We are planning to run our high-volume analytics workflows on an existing enterprise infrastructure framework. Instead of going with a standalone implementation, we want to look at running a Spark cluster managed through Hadoop YARN. Could someone explain how resource requests are negotiated here? How do the master roles change when we shift from standalone cluster managers over to YARN architecture?
3 answers
When executing workloads over YARN, the traditional standalone master process is completely replaced by YARN’s Resource Manager. When you submit a job via your terminal, the framework allocates a container to spin up an Application Master. In client mode, your driver program runs locally on your workstation, while the Application Master merely schedules structural container resources from YARN NodeManagers. In cluster mode, your driver process runs entirely inside the remote Application Master container itself, making it highly fault-tolerant and ideal for heavy production runs.
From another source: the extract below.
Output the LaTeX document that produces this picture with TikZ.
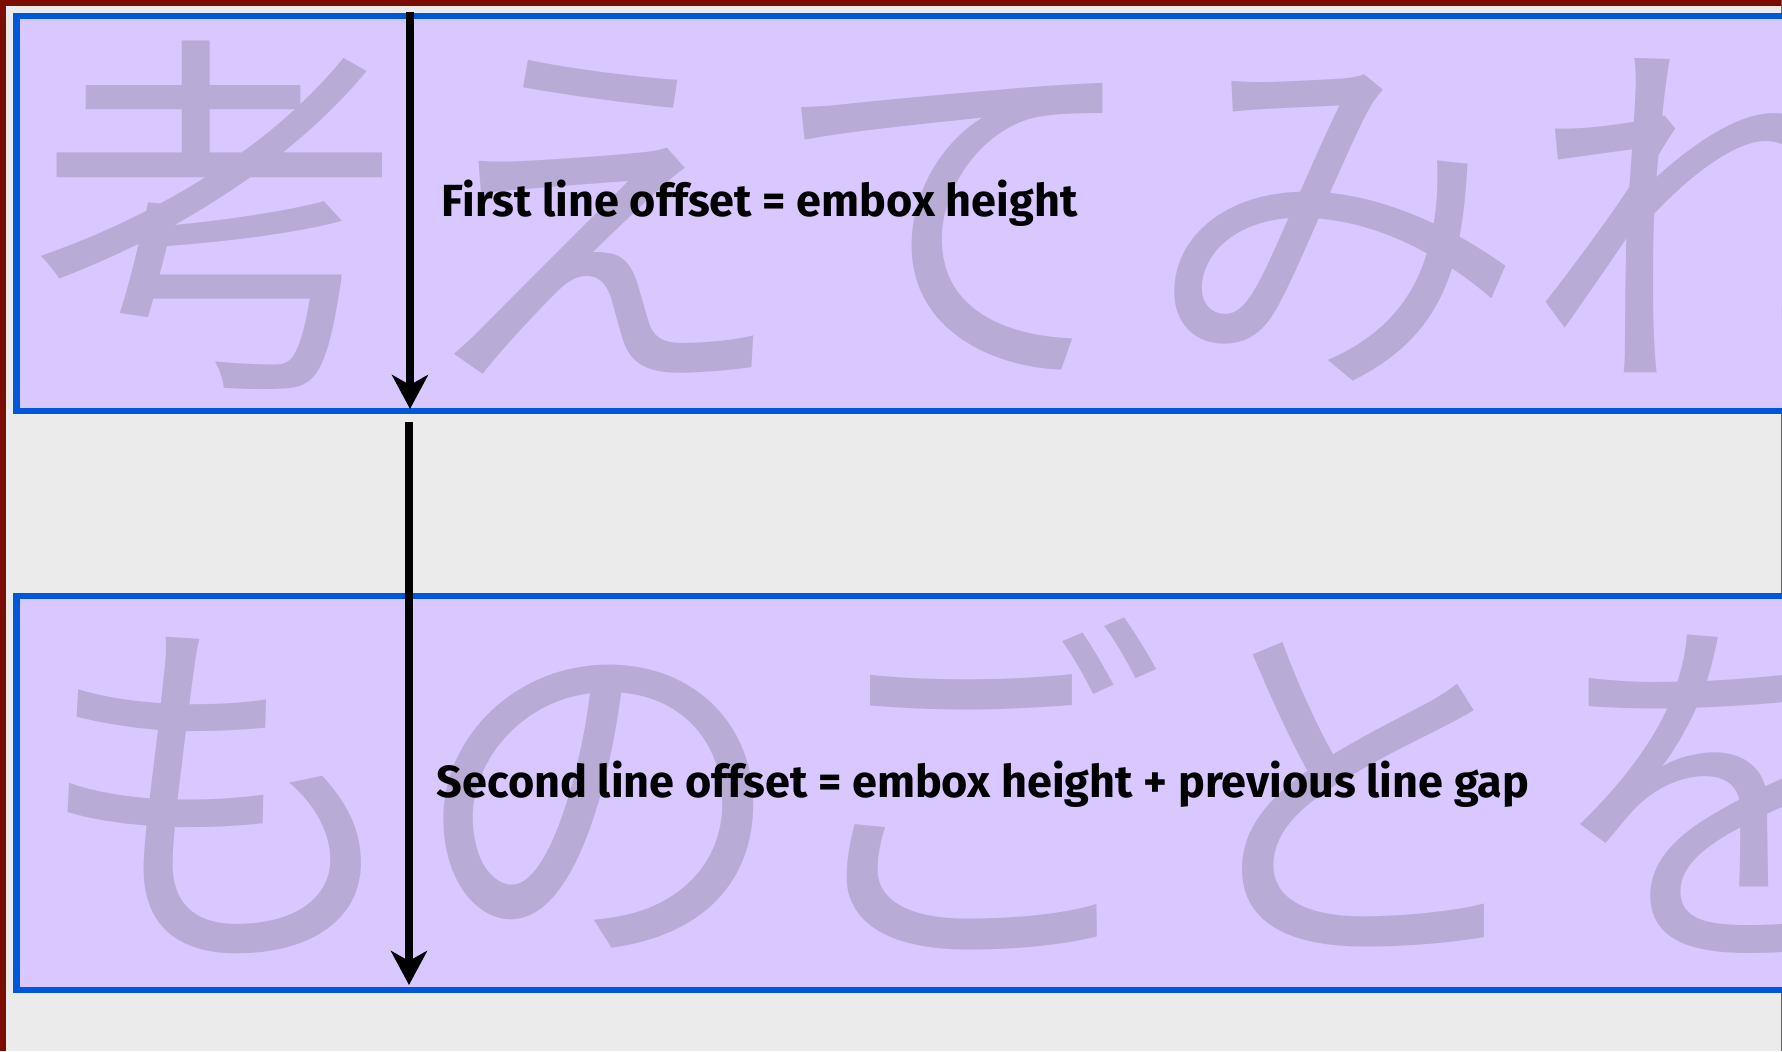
\documentclass[tikz,border=0pt]{standalone}
\usepackage{fontspec}
\usepackage{xcolor}
\usepackage{tikz}
\usetikzlibrary{arrows.meta}
\setmainfont{Fira Sans}
\newfontfamily\jpfont{Noto Sans CJK JP}

\definecolor{pagegrey}{RGB}{235,235,235}
\definecolor{framered}{RGB}{122,12,0}
\definecolor{emblue}{RGB}{0,87,217}
\definecolor{emfill}{RGB}{217,200,255}
\definecolor{glyphgrey}{RGB}{184,172,214}

\begin{document}
\begin{tikzpicture}[x=0.01cm,y=-0.01cm,
        embox/.style={draw=emblue,line width=0.06cm,fill=emfill},
        glyphrow/.style={inner sep=0pt,anchor=base west,text=glyphgrey,
            font=\jpfont\fontsize{107.5pt}{107.5pt}\selectfont},
        caption/.style={inner sep=0pt,anchor=base west,
            font=\bfseries\fontsize{12.8pt}{14pt}\selectfont},
        offset/.style={line width=0.08cm,-{Stealth[length=0.34cm,width=0.36cm,inset=0.1cm]}}]
        \useasboundingbox (0,0) rectangle (1782,1051);
        \clip (0,0) rectangle (1782,1051);
        \fill[pagegrey] (0,0) rectangle (1782,1051);
        \fill[framered] (0,0) rectangle (1782,6);
        \fill[framered] (0,0) rectangle (6,1051);
        \draw[black!60,line width=0.01cm] (1781.5,0)--(1781.5,1051);

        % the two lines of text and their em boxes
        \draw[embox] (16.5,16) rectangle (1900,411);
        \draw[embox] (16.5,595.5) rectangle (1900,990);
        \node[glyphrow] (row1) at (32,358) {考えてみれ};
        \node[glyphrow] (row2) at (32,936.5) {ものごとを};

        \coordinate (start1) at (410,12);
        \coordinate (end1) at (410,409);
        \coordinate (start2) at (409,422);
        \coordinate (end2) at (409,985);
        \draw[offset] (start1)--(end1);
        \draw[offset] (start2)--(end2);

        \node[caption] (cap1) at (441,216) {First line offset = embox height};
        \node[caption] (cap2) at (436,797) {Second line offset = embox height + previous line gap};
    \end{tikzpicture}
\end{document}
Does shifting your architecture over to YARN require manual cluster tracking, or are you utilizing automated logging tools to capture runtime metrics?
You will need to pass the --master yarn flag explicitly when calling your execution scripts to route the resource allocations through the YARN manager daemon.
Peter is absolutely right. Forgetting that argument defaults the job execution to local context, which defeats the purpose of utilizing a distributed compute engine.
YARN abstracts a lot of the operational tracking natively. You can query application timelines directly via the Resource Manager interface. However, for deep debugging, enabling Spark’s history server with an underlying HDFS log repository is vital to inspect application behaviors after jobs complete.